I have family in Yorkshire, they like to give me Yorkshire based gifts. Whilst I love Henderson’s Relish and Yorkshire Rhubarb, Yorkshire wine wasn’t a real hit. Maybe this year’s vintage will have enjoyed some sun and will be a delight, I’m sure I’ll find out soon. I was pleased to see that this bottle from Yorkshire was gin. I’ve never seen a Yorkshire gin before, but as everyone seems to be turning their coal shed into an artisan distillery, it was only a matter of time.
For those of you from outside England, Sir Robin of Loxley may be better known to you as Robin Hood, perhaps not a man known for sipping cold gin or mixing a mean Martini, but there’s no historical evidence to suggest he didn’t steal gin from the rich and mix it with the tonic of the poor.

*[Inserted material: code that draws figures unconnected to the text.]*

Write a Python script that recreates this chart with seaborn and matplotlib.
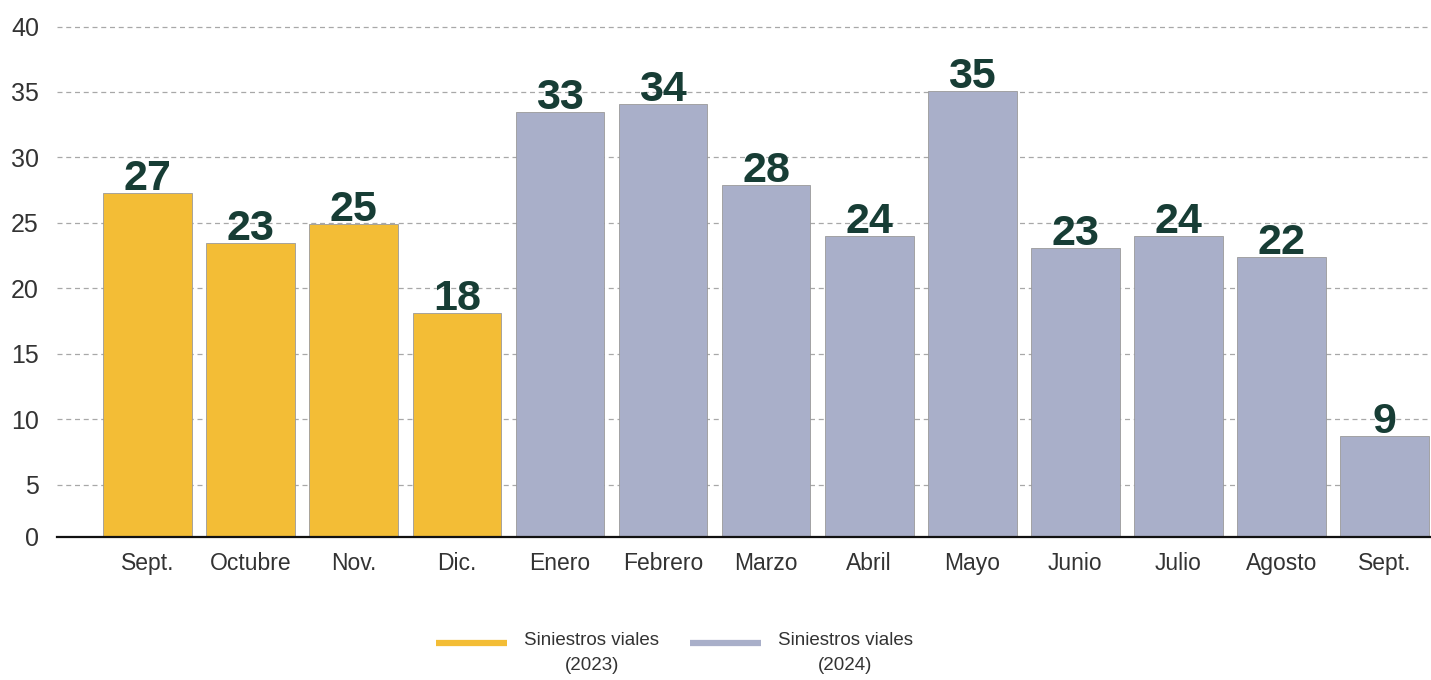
"""Siniestros viales por mes, sept. 2023 - sept. 2024"""
import seaborn as sns
import matplotlib.pyplot as plt
import pandas as pd
from matplotlib.lines import Line2D

YELLOW, GREY = '#F3BD36', '#A9AFC9'
LABEL_C, TEXT_C, GRID_C = '#173D35', '#333333', '#a8a8a8'

months = ['Sept.', 'Octubre', 'Nov.', 'Dic.', 'Enero', 'Febrero', 'Marzo',
          'Abril', 'Mayo', 'Junio', 'Julio', 'Agosto', 'Sept.']
years = ['2023'] * 4 + ['2024'] * 9
values = [27.3, 23.5, 24.9, 18.1, 33.5, 34.1, 27.9, 24.0, 35.1, 23.1, 24.0, 22.4, 8.7]
labels = [27, 23, 25, 18, 33, 34, 28, 24, 35, 23, 24, 22, 9]
legend_labels = ['Siniestros viales\n(2023)', 'Siniestros viales\n(2024)']
yticks = [5, 10, 15, 20, 25, 30, 35, 40]

df = pd.DataFrame({'idx': range(len(months)), 'Mes': months,
                   'Valor': values, 'Año': years})

sns.set_theme(style='white')
plt.rcParams['font.family'] = ['Liberation Sans', 'DejaVu Sans']

W, H = 1431, 680
fig = plt.figure(figsize=(W / 100, H / 100), dpi=100, facecolor='white')
ax = fig.add_axes([0.0398, 0.2103, 0.9602, 0.7603])

for y in yticks:
    ax.axhline(y, color=GRID_C, lw=0.9, ls=(0, (4, 3)), zorder=0)

sns.barplot(data=df, x='idx', y='Valor', hue='Año', dodge=False,
            palette={'2023': YELLOW, '2024': GREY}, width=0.86, saturation=1,
            edgecolor='#9a9a9a', linewidth=0.6, ax=ax, zorder=2, legend=False)

for i, (v, lab) in enumerate(zip(values, labels)):
    ax.annotate(str(lab), (i, v), xytext=(0, 2), textcoords='offset points',
                ha='center', va='baseline', fontsize=31, fontweight='bold',
                color=LABEL_C, zorder=4)

ax.set_xlim(-0.88, 12.45)
ax.set_ylim(1, 40.5)
ax.set_yticks([1] + yticks)
ax.set_yticklabels(['0'] + [str(t) for t in yticks])
ax.set_xticks(range(len(months)))
ax.set_xticklabels(months)
ax.tick_params(axis='both', length=0, labelsize=16.5, colors=TEXT_C)
ax.tick_params(axis='y', labelsize=18, pad=13)
ax.tick_params(axis='x', pad=11)
ax.set_xlabel('')
ax.set_ylabel('')
for side in ['top', 'right', 'left']:
    ax.spines[side].set_visible(False)
ax.spines['bottom'].set_color('#111111')
ax.spines['bottom'].set_linewidth(1.6)
ax.spines['bottom'].set_zorder(5)

# legend drawn by hand so the swatch sits level with the first text line
for (x0, x1, xt), col, lab in zip([(436, 507, 592), (690, 761, 845)],
                                  [YELLOW, GREY], legend_labels):
    fig.add_artist(Line2D([x0 / W, x1 / W], [1 - 643 / H] * 2, color=col, lw=4.5,
                          solid_capstyle='butt', transform=fig.transFigure))
    fig.text(xt / W, 1 - 653 / H, lab, ha='center', va='center',
             multialignment='center', linespacing=1.55, fontsize=13.5, color=TEXT_C)

plt.savefig('out.png', dpi=100, facecolor='white')
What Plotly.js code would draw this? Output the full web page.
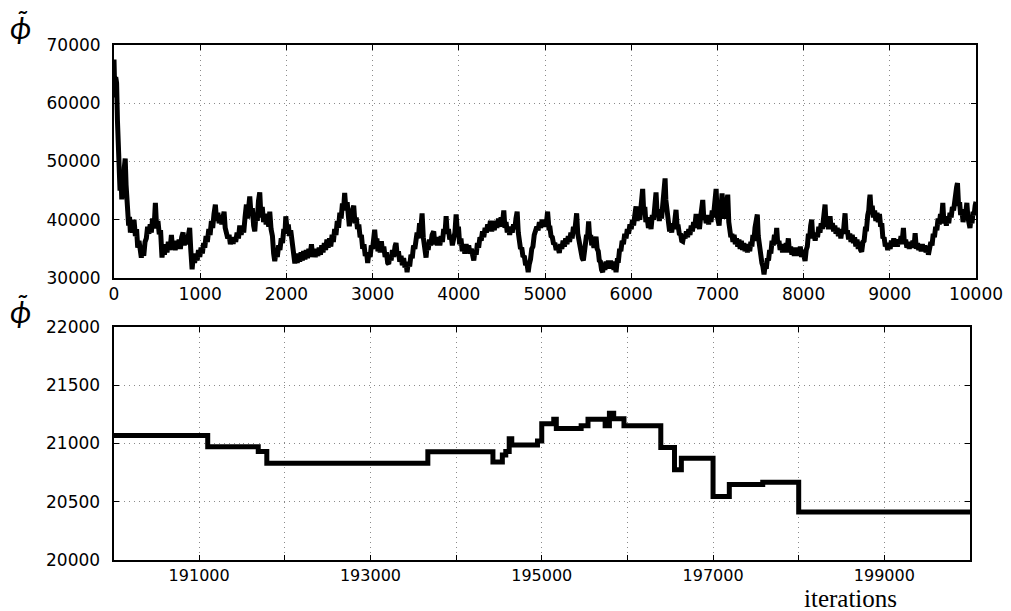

The gin is clean and bright. It smells of citrus and something wild and forest-like. That may be me adding a little romantic touch to the smell, but I think it’s more likely to be the dandelion coming through. Sadly no burdock, but I’m sure a shed in Scotland is working on that right now. There’s elder flower too.
This is a real gin, with plenty of juniper, which is complemented by the botanicals, particularly the dandelion, elder flower and grapefruit flavours. There’s an odd tendency to make gins with ever more outlandish botanicals that flood the palate and drown out the gin. Whilst several of them make really nice drinks, a raspberry gin with lemonade is a delight, but it’s not gin as we know it, some are just downright awful drinks designed for people who don’t like gin, but want to order it anyway – I’m looking at you “salted caramel gin”.
At 40.5% it’s a sensible alcohol level, in the Goldilocks zone. I’d gladly choose this gin for a G&T or a Gibson, because it’s good rather than because it’s a Yorkshire one, or Robin Hood’s choice. Maybe I’ll give Yorkshire Rhubarb gin a go, one day.